После расставания с графом пилигрим еще раз являет нам свою жестокость. Его окликает один из духов. Это инок Альбериго, Дантов современник, на совести которого много тяжких преступлений, в частности убийство родственника и его сына. Иначе говоря, его преступления в точности того же свойства, что и совершённые над Уголино. Альбериго пригласил родича на пир, а после трапезы, воскликнув: «Подайте фрукты!», дал убийцам условный сигнал наброситься на гостей. Теперь Альбериго во льду Коцита, и – в знак того, что его преступления еще страшнее, чем совершённые другими узниками, – лицо его обращено вверх. Слезы Альбериго замерзают ледяной корою, и удалить ее он не может, потому что руки скованы льдом.
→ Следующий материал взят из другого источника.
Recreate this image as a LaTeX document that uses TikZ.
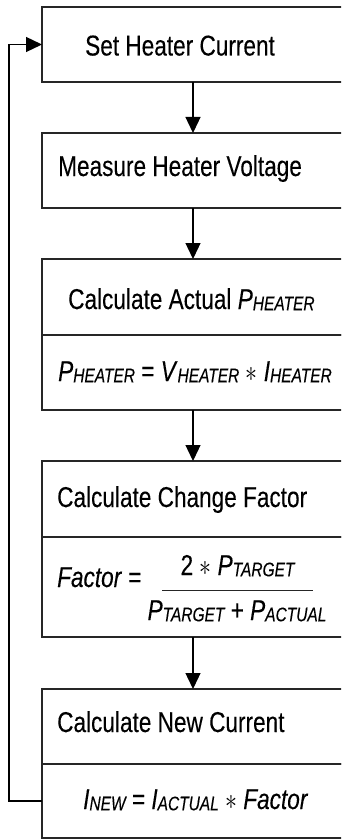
\documentclass[tikz,border=0pt]{standalone}
\usepackage{fontspec}
\setmainfont{Liberation Sans}[FakeBold=0.2]
\usetikzlibrary{arrows.meta}
\newcommand{\vs}[1]{\scalebox{1}[1.27]{#1}}
\newcommand{\sbs}[1]{\raisebox{-1pt}{\fontsize{15.5}{16}\selectfont\itshape #1}}
\newcommand{\astr}{\scalebox{1.15}{$\ast$}}
\begin{document}
\begin{tikzpicture}[x=1pt,y=-1pt,
  box/.style={draw=black!85, line width=1.4pt, rectangle, minimum width=302pt, anchor=north west, inner sep=0pt, outer sep=0pt},
  lbl/.style={anchor=base west, inner sep=0pt, font=\fontsize{22.6}{27}\selectfont},
  arr/.style={line width=1.3pt, -{Triangle[length=16pt,width=15pt]}}]
\useasboundingbox (0,0) rectangle (341,840);
\clip (0,0) rectangle (341,840);
\fill[white] (0,0) rectangle (341,840);
% boxes
\node[box, minimum height=75pt] (b1) at (42,7) {};
\node[box, minimum height=75pt] (b2) at (42,133) {};
\node[box, minimum height=76pt] (b3a) at (42,259) {};
\node[box, minimum height=75pt] (b3b) at (42,335) {};
\node[box, minimum height=76pt] (b4a) at (42,461) {};
\node[box, minimum height=100pt] (b4b) at (42,537) {};
\node[box, minimum height=75pt] (b5a) at (42,689) {};
\node[box, minimum height=74pt] (b5b) at (42,764) {};
% connectors
\draw[arr] (b1.south) -- (b2.north);
\draw[arr] (b2.south) -- (b3a.north);
\draw[arr] (b3b.south) -- (b4a.north);
\draw[arr] (b4b.south) -- (b5a.north);
\draw[arr] (b5b.west) -- ++(-33,0) |- (b1.west);
% texts
\node[lbl] (t1) at (85,55.5) {\vs{Set Heater Current}};
\node[lbl] (t2) at (58,176) {\vs{Measure Heater Voltage}};
\node[lbl] (t3) at (68,309) {\vs{Calculate Actual \textit{P}\sbs{HEATER}}};
\node[lbl] (t4) at (58,381) {\vs{\textit{P}\sbs{HEATER} = \textit{V}\sbs{HEATER} \astr{} \textit{I}\sbs{HEATER}}};
\node[lbl] (t5) at (57,507) {\vs{Calculate Change Factor}};
\node[lbl] (t6) at (57,587) {\vs{\textit{Factor} =}};
\node[lbl, anchor=base] (t7) at (237.5,575) {\vs{2 \astr{} \textit{P}\sbs{TARGET}}};
\coordinate (fl) at (162,590);
\coordinate (fr) at (313,590);
\draw[line width=1pt, black!85] (fl) -- (fr);
\node[lbl, anchor=base] (t8) at (237,620) {\vs{\textit{P}\sbs{TARGET} + \textit{P}\sbs{ACTUAL}}};
\node[lbl] (t9) at (57,732) {\vs{Calculate New Current}};
\node[lbl] (t10) at (83,809) {\vs{\textit{I}\sbs{NEW} = \textit{I}\sbs{ACTUAL} \astr{} \textit{Factor}}};
\end{tikzpicture}
\end{document}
Во тьме Альбериго принимает Данте за преступника, обреченного той же каре, что и он сам, и просит убрать ледяную корку с его лица, чтобы в слезах освободиться хоть от малой толики боли. Пилигрим отвечает, что готов это сделать, если взамен он назовет свое имя. И добавляет: «<…>и если я солгал, / Пусть окажусь под ледяной корою!» (ст. 116–117). Мы уже знаем, что осужденные на самые тяжкие муки – не в пример тем, кто обитает в более высоких кругах

Ада, – не хотят открывать свои имена. Лишь торжественная клятва Данте убеждает Альбериго. Он называет свое имя, хорошо известное Данте, и намекает на «фрукты», какие некогда велел подать. Теперь, говорит он, ему достались финики вместо смокв, какими он «угощал» родича. Пилигрим удивлен, ведь он не слыхал о смерти Альбериго. На самом деле этот убийца кровных родичей еще живет на земле. Только душа его низвергнута в Ад. Инок Альбериго сообщает пилигриму, что в этом кругу Ада терзается много подобных душ. Душа преступника уже начала свой срок в Аду, меж тем как тело живет на земле, под властью демона. Значит, возможно и такое: человек ест, пьет, спит, носит одежду, а душа его обретается в Аду.

Открыв пилигриму эту ужасную тайну, Альбериго требует платы. «Но руку протяни к глазам моим, / Открой мне их!» – говорит он. Однако ж пилигрим не выполняет своего обещания, ибо, как гласит поэма, «было доблестью быть подлым с ним». Как смекалистый крестьянский сын из сказки, пилигрим сумел хитростью обмануть Альбериго, посулив избавить его от ледяной коросты или скатиться на ледяное дно. Инок Альбериго, считая пилигрима одним из преступников, естественно, решил, что тот обязался принять еще более страшную кару, если не сдержит слово. А сам пилигрим знал, что в любом случае спустится на самое дно.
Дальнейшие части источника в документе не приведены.